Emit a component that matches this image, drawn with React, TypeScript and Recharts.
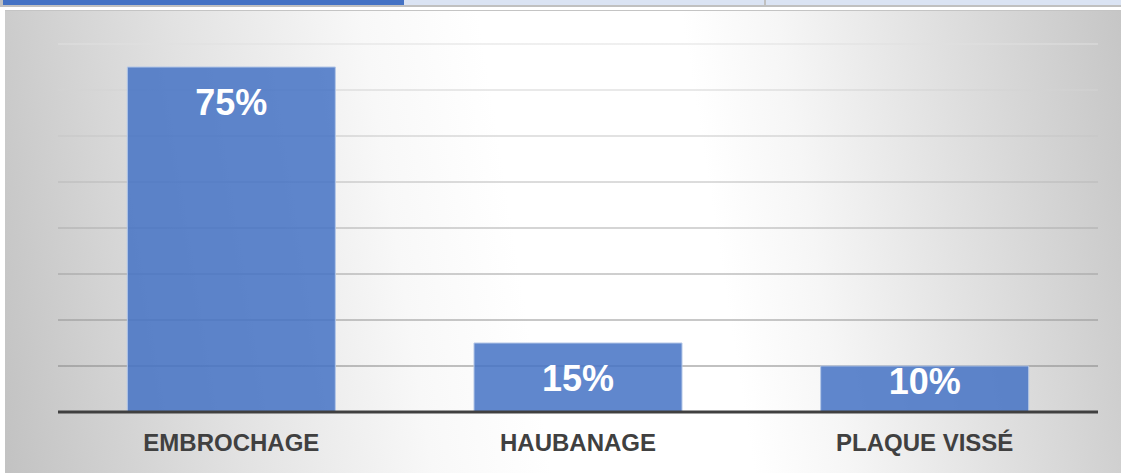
import React from "react";
import { BarChart, Bar, XAxis, YAxis, CartesianGrid, LabelList } from "recharts";

const categories = ["EMBROCHAGE", "HAUBANAGE", "PLAQUE VISSÉ"];
const values = [75, 15, 10];
const yTicks = [0, 10, 20, 30, 40, 50, 60, 70, 80];

const data = categories.map((c, i) => ({ name: c, value: values[i] }));

const FONT = "'Liberation Sans', Arial, sans-serif";

const ValueLabel = (props: any) => {
  const { x, y, width, height, value } = props;
  const cx = x + width / 2;
  const cy = Math.min(y + 35, y + height - 31);
  return (
    <text
      x={cx}
      y={cy}
      textAnchor="middle"
      dominantBaseline="central"
      fill="#ffffff"
      fontFamily={FONT}
      fontWeight="bold"
      fontSize={36}
    >
      {value}%
    </text>
  );
};

const CatTick = (props: any) => {
  const { x, y, payload } = props;
  return (
    <text
      x={x}
      y={y + 30}
      textAnchor="middle"
      dominantBaseline="central"
      fill="#404040"
      fontFamily={FONT}
      fontWeight="bold"
      fontSize={24}
    >
      {payload.value}
    </text>
  );
};

export default function App() {
  return (
    <div style={{ position: "absolute", left: 0, top: 0, width: 1121, height: 473, background: "#ffffff", overflow: "hidden" }}>
      {/* top tab strip */}
      <div style={{ position: "absolute", left: 0, top: 0, width: 1121, height: 7, background: "#c0c0c0" }} />
      <div style={{ position: "absolute", left: 3, top: 0, width: 401, height: 5, background: "#4472c4" }} />
      <div style={{ position: "absolute", left: 404, top: 0, width: 360, height: 5, background: "#dae3f3" }} />
      <div style={{ position: "absolute", left: 766, top: 0, width: 355, height: 5, background: "#dae3f3" }} />
      {/* chart panel */}
      <div
        style={{
          position: "absolute",
          left: 5,
          top: 10,
          width: 1116,
          height: 463,
          borderTop: "1px solid #c4c4c4",
          boxSizing: "border-box",
          background:
            "linear-gradient(81deg, #c2c2c2 0%, #e2e2e2 20%, #f8f8f8 36%, #ffffff 46%, #ffffff 63%, #f6f6f6 71%, #dddddd 86%, #c6c6c6 100%)",
        }}
      />
      <div style={{ position: "absolute", left: 0, top: 0 }}>
        <BarChart
          width={1121}
          height={473}
          data={data}
          margin={{ top: 44, right: 23, left: 58, bottom: 0 }}
          barCategoryGap="20%"
        >
          <defs>
            <linearGradient id="gridGrad" gradientUnits="userSpaceOnUse" x1="0" y1="44" x2="0" y2="412">
              <stop offset="0%" stopColor="#e0e0e0" />
              <stop offset="100%" stopColor="#777777" />
            </linearGradient>
          </defs>
          <CartesianGrid vertical={false} stroke="url(#gridGrad)" strokeWidth={1.2} />
          <YAxis hide domain={[0, 80]} ticks={yTicks} />
          <Bar
            dataKey="value"
            fill="#4472c4"
            fillOpacity={0.85}
            stroke="#b4c7e7"
            strokeWidth={1}
            isAnimationActive={false}
          >
            <LabelList dataKey="value" content={<ValueLabel />} />
          </Bar>
          <XAxis
            dataKey="name"
            height={61}
            axisLine={{ stroke: "#404040", strokeWidth: 3 }}
            tickLine={false}
            tickSize={0}
            tickMargin={0}
            tick={<CatTick />}
            interval={0}
          />
        </BarChart>
      </div>
    </div>
  );
}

**Task directions:** Leave out the pictures and output the rest of the material exactly as written.

**Solution to this exercise:**
Emit a component that matches this image, drawn with React, TypeScript and Recharts.
import React from "react";
import { BarChart, Bar, XAxis, YAxis, CartesianGrid, LabelList } from "recharts";

const categories = ["EMBROCHAGE", "HAUBANAGE", "PLAQUE VISSÉ"];
const values = [75, 15, 10];
const yTicks = [0, 10, 20, 30, 40, 50, 60, 70, 80];

const data = categories.map((c, i) => ({ name: c, value: values[i] }));

const FONT = "'Liberation Sans', Arial, sans-serif";

const ValueLabel = (props: any) => {
  const { x, y, width, height, value } = props;
  const cx = x + width / 2;
  const cy = Math.min(y + 35, y + height - 31);
  return (
    <text
      x={cx}
      y={cy}
      textAnchor="middle"
      dominantBaseline="central"
      fill="#ffffff"
      fontFamily={FONT}
      fontWeight="bold"
      fontSize={36}
    >
      {value}%
    </text>
  );
};

const CatTick = (props: any) => {
  const { x, y, payload } = props;
  return (
    <text
      x={x}
      y={y + 30}
      textAnchor="middle"
      dominantBaseline="central"
      fill="#404040"
      fontFamily={FONT}
      fontWeight="bold"
      fontSize={24}
    >
      {payload.value}
    </text>
  );
};

export default function App() {
  return (
    <div style={{ position: "absolute", left: 0, top: 0, width: 1121, height: 473, background: "#ffffff", overflow: "hidden" }}>
      {/* top tab strip */}
      <div style={{ position: "absolute", left: 0, top: 0, width: 1121, height: 7, background: "#c0c0c0" }} />
      <div style={{ position: "absolute", left: 3, top: 0, width: 401, height: 5, background: "#4472c4" }} />
      <div style={{ position: "absolute", left: 404, top: 0, width: 360, height: 5, background: "#dae3f3" }} />
      <div style={{ position: "absolute", left: 766, top: 0, width: 355, height: 5, background: "#dae3f3" }} />
      {/* chart panel */}
      <div
        style={{
          position: "absolute",
          left: 5,
          top: 10,
          width: 1116,
          height: 463,
          borderTop: "1px solid #c4c4c4",
          boxSizing: "border-box",
          background:
            "linear-gradient(81deg, #c2c2c2 0%, #e2e2e2 20%, #f8f8f8 36%, #ffffff 46%, #ffffff 63%, #f6f6f6 71%, #dddddd 86%, #c6c6c6 100%)",
        }}
      />
      <div style={{ position: "absolute", left: 0, top: 0 }}>
        <BarChart
          width={1121}
          height={473}
          data={data}
          margin={{ top: 44, right: 23, left: 58, bottom: 0 }}
          barCategoryGap="20%"
        >
          <defs>
            <linearGradient id="gridGrad" gradientUnits="userSpaceOnUse" x1="0" y1="44" x2="0" y2="412">
              <stop offset="0%" stopColor="#e0e0e0" />
              <stop offset="100%" stopColor="#777777" />
            </linearGradient>
          </defs>
          <CartesianGrid vertical={false} stroke="url(#gridGrad)" strokeWidth={1.2} />
          <YAxis hide domain={[0, 80]} ticks={yTicks} />
          <Bar
            dataKey="value"
            fill="#4472c4"
            fillOpacity={0.85}
            stroke="#b4c7e7"
            strokeWidth={1}
            isAnimationActive={false}
          >
            <LabelList dataKey="value" content={<ValueLabel />} />
          </Bar>
          <XAxis
            dataKey="name"
            height={61}
            axisLine={{ stroke: "#404040", strokeWidth: 3 }}
            tickLine={false}
            tickSize={0}
            tickMargin={0}
            tick={<CatTick />}
            interval={0}
          />
        </BarChart>
      </div>
    </div>
  );
}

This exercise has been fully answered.